* **Set task**
The data below holds a line containing "Output the Python" and a line containing "import pandas as pd"; please quote exactly those two lines and every line between them, and nothing else.

* **Raw records**
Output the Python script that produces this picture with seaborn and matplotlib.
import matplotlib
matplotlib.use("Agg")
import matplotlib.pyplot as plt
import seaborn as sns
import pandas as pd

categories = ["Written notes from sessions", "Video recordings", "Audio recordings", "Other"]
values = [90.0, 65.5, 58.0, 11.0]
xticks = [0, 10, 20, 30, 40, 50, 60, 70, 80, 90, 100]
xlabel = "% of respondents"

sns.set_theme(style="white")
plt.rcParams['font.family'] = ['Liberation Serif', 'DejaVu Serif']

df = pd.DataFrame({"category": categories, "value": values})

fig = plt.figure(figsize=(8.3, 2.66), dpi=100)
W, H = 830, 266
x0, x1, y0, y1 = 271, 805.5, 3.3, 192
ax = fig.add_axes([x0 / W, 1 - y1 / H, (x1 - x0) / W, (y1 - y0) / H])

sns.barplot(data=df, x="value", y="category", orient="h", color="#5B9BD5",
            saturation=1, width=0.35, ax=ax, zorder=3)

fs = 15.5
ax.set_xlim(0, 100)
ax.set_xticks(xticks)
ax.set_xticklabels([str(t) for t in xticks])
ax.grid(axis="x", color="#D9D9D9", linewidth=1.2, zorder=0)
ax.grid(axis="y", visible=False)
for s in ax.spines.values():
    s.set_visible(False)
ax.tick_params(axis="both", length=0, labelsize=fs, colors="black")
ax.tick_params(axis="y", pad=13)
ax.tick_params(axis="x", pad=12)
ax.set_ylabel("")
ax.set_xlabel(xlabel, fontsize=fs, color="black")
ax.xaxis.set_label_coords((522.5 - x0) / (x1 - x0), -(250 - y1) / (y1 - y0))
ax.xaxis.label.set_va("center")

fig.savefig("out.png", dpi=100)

...

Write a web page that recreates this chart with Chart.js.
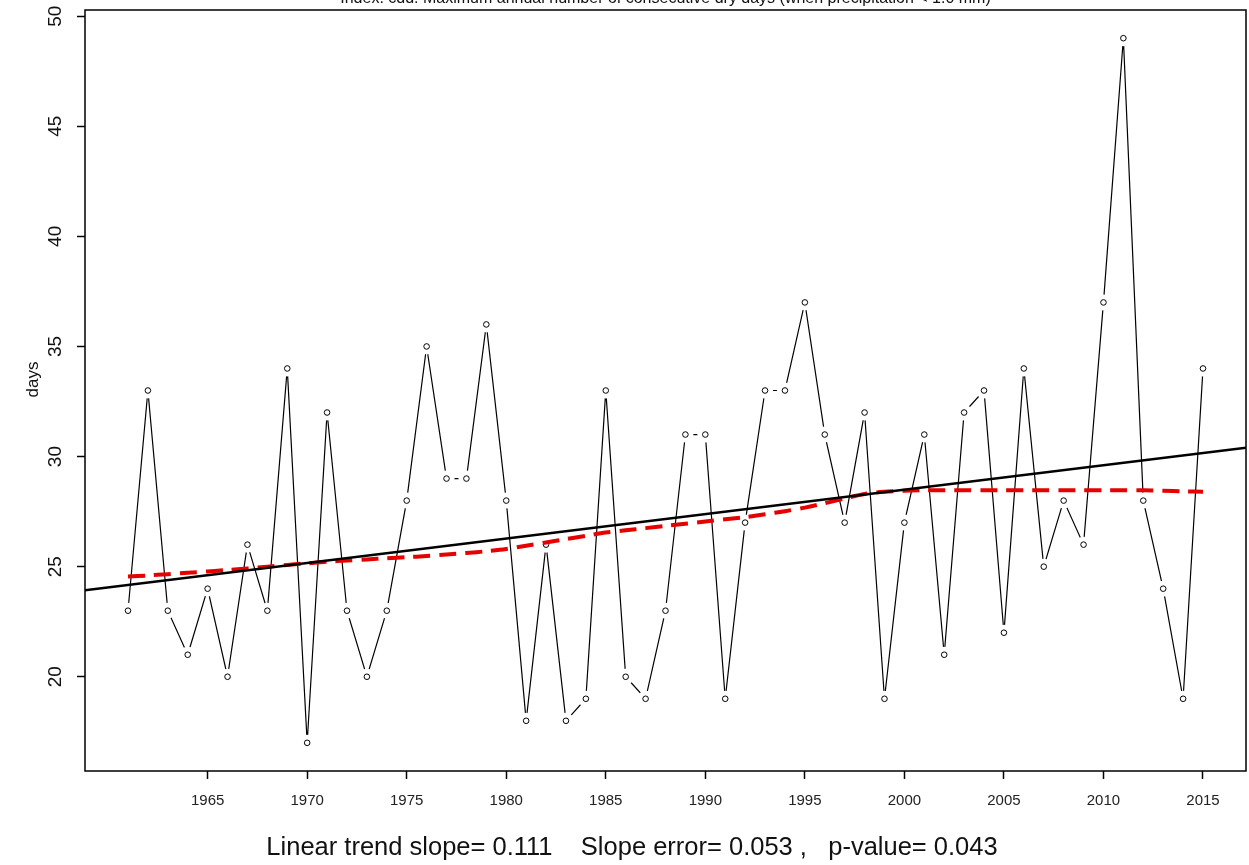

* **Right answer**
Output the Python script that produces this picture with seaborn and matplotlib.
import matplotlib
matplotlib.use("Agg")
import matplotlib.pyplot as plt
import seaborn as sns
import pandas as pd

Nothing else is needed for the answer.